Hannie, Truus and Freddie deserve better than this.
Reading 'Seducing and Killing Nazis: Hannie, Truus and Freddie' and the writing style 20% of the way in, it still feels like it's an essay written by someone using only a single volume of an encyclopedia as reference.
At times paragraphs of detail on simple things, seeming to inflate word counts and then skipping 3 years without mention.
Sort of "They were born, moved, then a guy came and tried to recruit them to join the resistance, but oh no he was gestapo! JK it was only a test! They passed!"
It has some interesting photos of places I know in Haarlem, though.

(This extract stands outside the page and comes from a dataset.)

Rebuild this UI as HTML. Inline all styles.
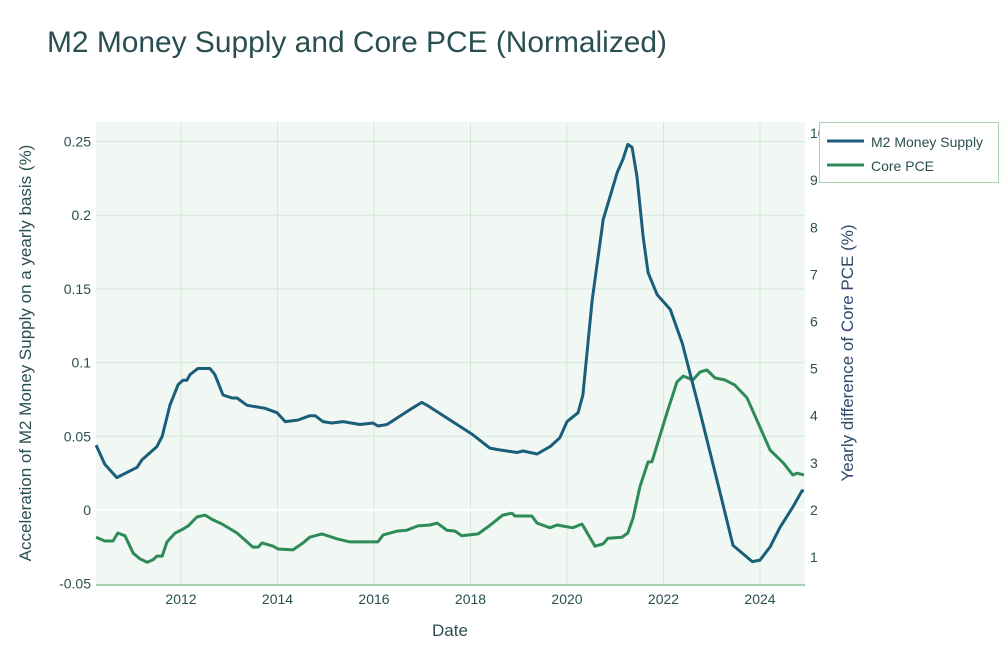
<!DOCTYPE html>
<html><head><meta charset="utf-8"><style>
body{margin:0;background:#fff;font-family:"Liberation Sans",Arial,sans-serif}
svg text{font-family:"Liberation Sans",Arial,sans-serif}
</style></head><body>
<svg id="chart" width="1000" height="642" xmlns="http://www.w3.org/2000/svg">
<text x="47" y="52" font-size="30" fill="#2a4f50" textLength="620" lengthAdjust="spacingAndGlyphs">M2 Money Supply and Core PCE (Normalized)</text>
<rect x="96" y="122" width="709" height="463" fill="#f1f8f4"/>
<g id="grid"></g>
<g id="axes"></g>
<g id="series"></g>
<text transform="translate(31,353) rotate(-90)" text-anchor="middle" font-size="17" fill="#2a4f50">Acceleration of M2 Money Supply on a yearly basis (%)</text>
<text transform="translate(853,353) rotate(-90)" text-anchor="middle" font-size="17" fill="#2f4a6b">Yearly difference of Core PCE (%)</text>
<text x="450" y="636" text-anchor="middle" font-size="17" fill="#2a4f50">Date</text>
<g>
<rect x="819.5" y="122.5" width="179" height="60" fill="#fff" stroke="#a9d1ae" stroke-width="1"/>
<g><line x1="827" y1="141" x2="864" y2="141" stroke="#1a5e7a" stroke-width="3"/><text x="871" y="147" font-size="14" fill="#2a4f50">M2 Money Supply</text></g>
<g><line x1="827" y1="165" x2="864" y2="165" stroke="#2e8b57" stroke-width="3"/><text x="871" y="171" font-size="14" fill="#2a4f50">Core PCE</text></g>
</g>
</svg>
<script>
const m2Dates=[2010.24,2010.42,2010.67,2011.09,2011.19,2011.50,2011.61,2011.77,2011.94,2012.04,2012.12,2012.19,2012.35,2012.60,2012.70,2012.81,2012.87,2013.06,2013.16,2013.37,2013.74,2013.99,2014.16,2014.42,2014.67,2014.78,2014.94,2015.13,2015.36,2015.71,2015.98,2016.08,2016.27,2016.79,2016.99,2017.10,2018.05,2018.40,2018.57,2018.96,2019.09,2019.38,2019.65,2019.85,2020.00,2020.23,2020.33,2020.52,2020.75,2021.04,2021.16,2021.26,2021.35,2021.45,2021.58,2021.68,2021.87,2022.14,2022.39,2022.76,2023.17,2023.44,2023.84,2024.00,2024.21,2024.41,2024.68,2024.87,2024.91];
const m2Values=[0.044,0.031,0.022,0.029,0.034,0.043,0.050,0.071,0.085,0.088,0.088,0.092,0.096,0.096,0.092,0.083,0.078,0.076,0.076,0.071,0.069,0.066,0.060,0.061,0.064,0.064,0.060,0.059,0.060,0.058,0.059,0.057,0.058,0.069,0.073,0.071,0.051,0.042,0.041,0.039,0.040,0.038,0.043,0.049,0.060,0.066,0.078,0.142,0.197,0.229,0.238,0.248,0.246,0.226,0.185,0.161,0.146,0.136,0.113,0.066,0.012,-0.024,-0.035,-0.034,-0.025,-0.012,0.002,0.013,0.013];
const pceDates=[2010.24,2010.42,2010.59,2010.69,2010.84,2011.01,2011.15,2011.30,2011.42,2011.50,2011.61,2011.71,2011.88,2012.04,2012.15,2012.33,2012.50,2012.66,2012.85,2013.16,2013.49,2013.60,2013.68,2013.91,2014.01,2014.32,2014.53,2014.67,2014.92,2015.25,2015.50,2016.08,2016.19,2016.48,2016.68,2016.91,2017.16,2017.31,2017.51,2017.68,2017.82,2018.16,2018.36,2018.67,2018.86,2018.92,2019.27,2019.38,2019.65,2019.79,2020.12,2020.31,2020.58,2020.75,2020.85,2021.14,2021.26,2021.37,2021.51,2021.68,2021.76,2022.07,2022.28,2022.41,2022.61,2022.76,2022.90,2023.07,2023.27,2023.48,2023.73,2024.21,2024.48,2024.68,2024.77,2024.91];
const pceValues=[1.42,1.34,1.34,1.51,1.45,1.08,0.96,0.89,0.94,1.02,1.02,1.32,1.51,1.59,1.66,1.85,1.89,1.79,1.70,1.51,1.21,1.21,1.30,1.23,1.17,1.15,1.30,1.42,1.49,1.38,1.32,1.32,1.47,1.55,1.57,1.66,1.68,1.72,1.57,1.55,1.45,1.49,1.64,1.89,1.93,1.87,1.87,1.72,1.62,1.68,1.62,1.70,1.23,1.28,1.40,1.42,1.51,1.83,2.49,3.02,3.02,4.06,4.72,4.84,4.76,4.93,4.97,4.80,4.76,4.65,4.38,3.27,3.00,2.74,2.78,2.74];
const xTicks=[2012,2014,2016,2018,2020,2022,2024];
const yLeftTicks=[-0.05,0,0.05,0.1,0.15,0.2,0.25];
const yLeftLabels=["-0.05","0","0.05","0.1","0.15","0.2","0.25"];
const yRightTicks=[1,2,3,4,5,6,7,8,9,10];

const NS="http://www.w3.org/2000/svg";
const X0=96,X1=805,Y0=122,Y1=585;
const xs=d=>84.5+(d-2010)*48.25;
const yl=v=>510-v*1474;
const yr=v=>557-(v-1)*47.1;
function mk(tag,attrs,parent){const e=document.createElementNS(NS,tag);for(const k in attrs)e.setAttribute(k,attrs[k]);parent.appendChild(e);return e;}
const grid=document.getElementById('grid'),axes=document.getElementById('axes'),ser=document.getElementById('series');
xTicks.forEach(t=>{
  const x=xs(t);
  const l=mk('line',{x1:x,x2:x,y1:Y0,y2:Y1,stroke:'#d3e7da','stroke-width':1},grid);
  
  
  const tx=mk('text',{x:x,y:604,'text-anchor':'middle','font-size':14,fill:'#2a4f50'},axes);
  tx.textContent=t;
  
  
});
yLeftTicks.forEach((t,i)=>{
  const y=yl(t);
  if(t!==0&&t!==-0.05){const l=mk('line',{x1:X0,x2:X1,y1:y,y2:y,stroke:'#d3e7da','stroke-width':1},grid);
  
  }
  const tx=mk('text',{x:91,y:y+5,'text-anchor':'end','font-size':14,fill:'#2a4f50'},axes);
  tx.textContent=yLeftLabels[i];
  
  
});
const z=mk('line',{x1:X0,x2:X1,y1:yl(0),y2:yl(0),stroke:'#ffffff','stroke-width':2},grid);


const bx=mk('line',{x1:X0,x2:X1,y1:585,y2:585,stroke:'#a9d1ae','stroke-width':2},axes);


yRightTicks.forEach(t=>{
  const tx=mk('text',{x:810,y:yr(t)+5,'font-size':14,fill:'#2a4f50'},axes);
  tx.textContent=t;
  
  
});
function line(dates,vals,yf,color,name){
  const d=dates.map((t,i)=>(i?'L':'M')+xs(t).toFixed(1)+','+yf(vals[i]).toFixed(1)).join('');
  const p=mk('path',{d:d,fill:'none',stroke:color,'stroke-width':3,'stroke-linejoin':'round'},ser);
  
  
}
line(pceDates,pceValues,yr,'#2e8b57','core-pce-line');
line(m2Dates,m2Values,yl,'#1a5e7a','m2-money-supply-line');
</script>
</body></html>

The author spent time with Truss and Freddie, subjects of the book, but none of that really shows here. I'd love to see stories told in their voices, not a sort of bullet point retelling from an invisible narrator.
I hoped it would get better with anecdotes and stories, but this high school essay start isn't encouraging.
I'm reading an English translation, and there are things I could blame on the translator, like translating Dutch idioms into English like they should make sense. That's not my issue with it, though.
It remains overly simplistic and disjointed. We're at the half way point and it still feels like every page is a list of bullet points from the author's notes, and not an edited, final work.
"The winter of 1944-1945 was difficult for Hannie, Truus and Freddie who suffered from hunger along with their countrymen."
The "Hunger Winter" was mentioned a couple pages previously, but not really described, and then this is used to tie the heroines in to the passing mention of the famine.
I need to find better books about these women.
This has many hallmarks of stereotypical, unedited and self-published vanity books, and I think it dishonors the memories of its subjects.
I gave up about half way through.
2/5, mostly for the photos of Haarlem.